Question: Yeah, I wanted to ask about the database. Do you know cases where the wrong person was placed in the database or where people are wrongly stopped or arrested as a result of being in the database?
Police Commissioner Tisch: I'm sorry?
Question: Does the Police Department track whether the wrong people were stopped or arrested because of [inaudible]?
Police Commissioner Tisch: So we don't stop or arrest people because of their existence in the gang database. The DA can tell you that she doesn't use their existence in the gang database for prosecutions. The fact of being in the gang database is not evidentiary in any way.
District Attorney Katz: Yes, exactly what I was going to say. We don't use it as part of our prosecution. It's not evidence. It's not presented as evidence. We use hard, cold facts and evidence for our prosecution.
Police Commissioner Tisch: And, sorry, not only does she not use it in her cases, we don't use it to build probable cause.
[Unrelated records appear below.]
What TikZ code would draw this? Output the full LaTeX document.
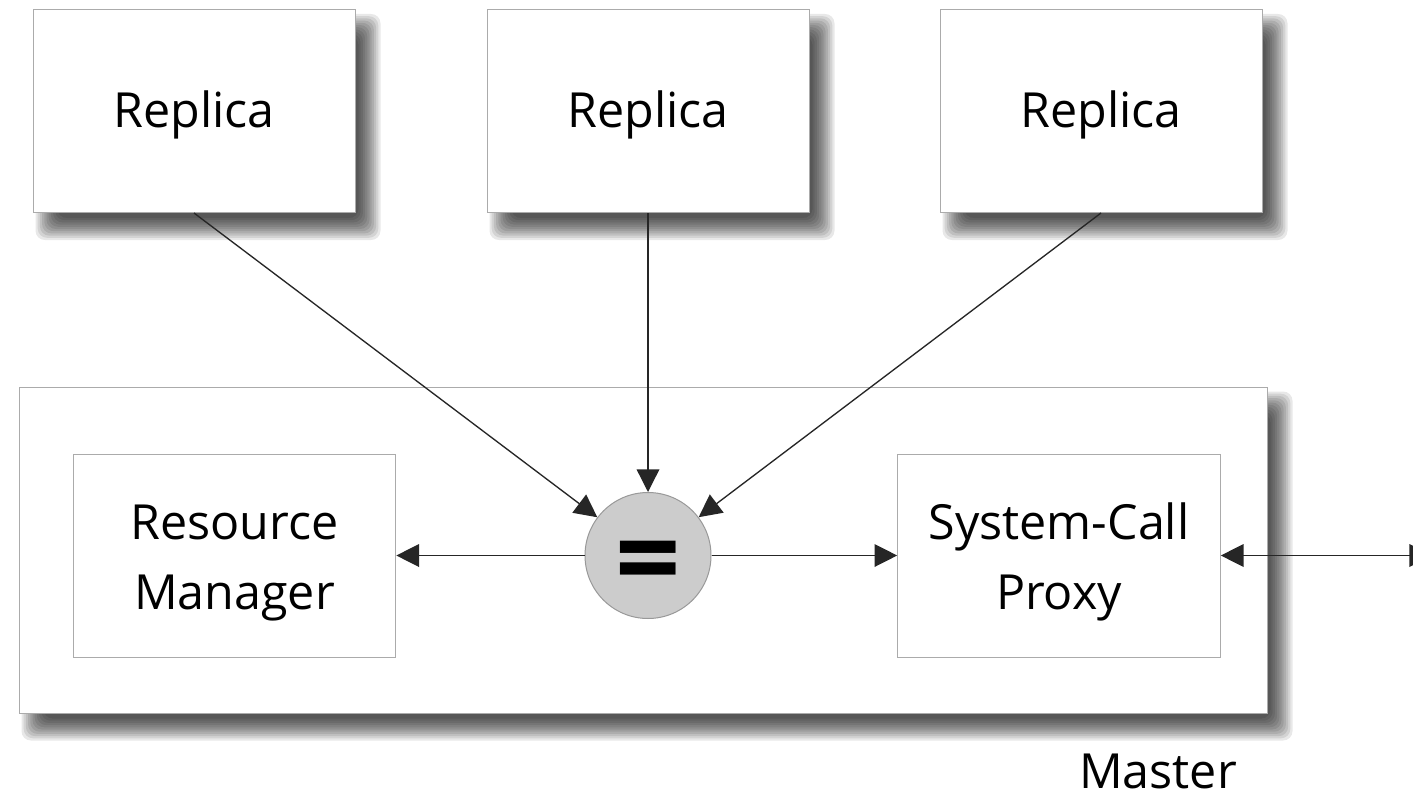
\documentclass[tikz,border=0pt]{standalone}
\usepackage{fontspec}
\setmainfont{Open Sans}
\usetikzlibrary{arrows.meta,calc,backgrounds}

\tikzset{
  x=0.75pt, y=-0.75pt,
  lbl/.style={font=\fontsize{36.3}{52.5}\selectfont, text=black, align=center},
  box/.style={draw=black!33, line width=0.75pt, fill=white, inner sep=0pt},
  replica/.style={box, lbl, text height=25.5pt, text depth=0pt,
      minimum width=241.5pt, minimum height=152.25pt},
  inner/.style={box, minimum width=242pt, minimum height=152.25pt},
  cmp/.style={circle, draw=black!40, line width=0.75pt, fill=black!20,
      minimum size=94.5pt, inner sep=0pt},
  conn/.style={draw=black!85, line width=1pt,
      -{Triangle[length=17pt, width=17pt]}},
  biconn/.style={conn, {Triangle[length=17pt, width=17pt]}-{Triangle[length=17pt, width=17pt]}},
  shadowlayer/.style={black, opacity=0.09, rounded corners=7pt},
}

% soft drop shadow: stacked translucent rectangles, offset down-right
\newcommand\softshadow[1]{%
  \foreach \e in {-11,-8.8,...,11} {%
    \fill[shadowlayer] ($(#1.north west)+({14-\e},{16-\e})$)
      rectangle ($(#1.south east)+({14+\e},{16+\e})$);
  }%
}

\begin{document}
\begin{tikzpicture}
  \useasboundingbox (0,0) rectangle (1413,795);
  \clip (0,0) rectangle (1413,795);

  % master enclosure
  \node[box, minimum width=936pt, minimum height=244.5pt] (master) at (643,550) {};
  \node[lbl, inner sep=0pt, anchor=base] (mlabel) at (1158,788) {Master};

  % replicas
  \node[replica] (r1) at (194,111) {Replica};
  \node[replica] (r2) at (648,111) {Replica};
  \node[replica] (r3) at (1101,111) {Replica};

  % components inside the master
  \node[inner] (rm) at (234.5,555.5) {};
  \node[lbl, inner sep=0pt, anchor=base] (rmtext) at (234.5,609) {Resource\\Manager};
  \node[inner] (scp) at (1059,555.5) {};
  \node[lbl, inner sep=0pt, anchor=base] (scptext) at (1059,609) {System-Call\\Proxy};
  \node[cmp] (eq) at (648,555.5) {};
  \node[font=\fontsize{86}{86}\bfseries\selectfont, inner sep=0pt] (eqsign) at (648,570) {=};

  \coordinate (out) at (1432,555.5);

  % connectors
  \draw[conn] (r1.south) -- (eq);
  \draw[conn] (r2.south) -- (eq);
  \draw[conn] (r3.south) -- (eq);
  \draw[conn] (eq) -- (rm.east);
  \draw[conn] (eq) -- (scp.west);
  \draw[biconn] (scp.east) -- (out);

  \begin{pgfonlayer}{background}
    \fill[white] (0,0) rectangle (1413,795);
    \softshadow{r1}
    \softshadow{r2}
    \softshadow{r3}
    \softshadow{master}
  \end{pgfonlayer}
\end{tikzpicture}
\end{document}
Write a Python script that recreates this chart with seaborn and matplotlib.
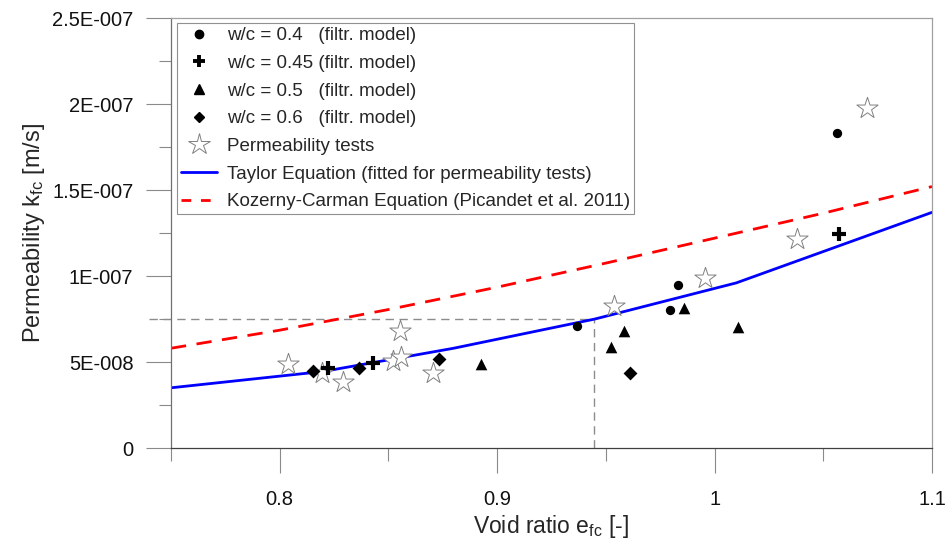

Question: So we're going to be speaking to the people of Queens immediately following this press conference. For many of you guys, a message to them will likely be watching this later on this evening.
District Attorney Katz: The message from me is that we will continue to take down gangs all over the borough of Queens County. And in Southeast Queens, this gang was formed as a direct result of a takedown that we did with the NYPD years ago. And so, to some extent, the system works, right? As one gang is formed to fill the vacuum that is left by other gangs that are now doing jail time for their activities, we now will go after the ones that are formed as a result of it. And so, hopefully, we make Southeast Queens a bit safer.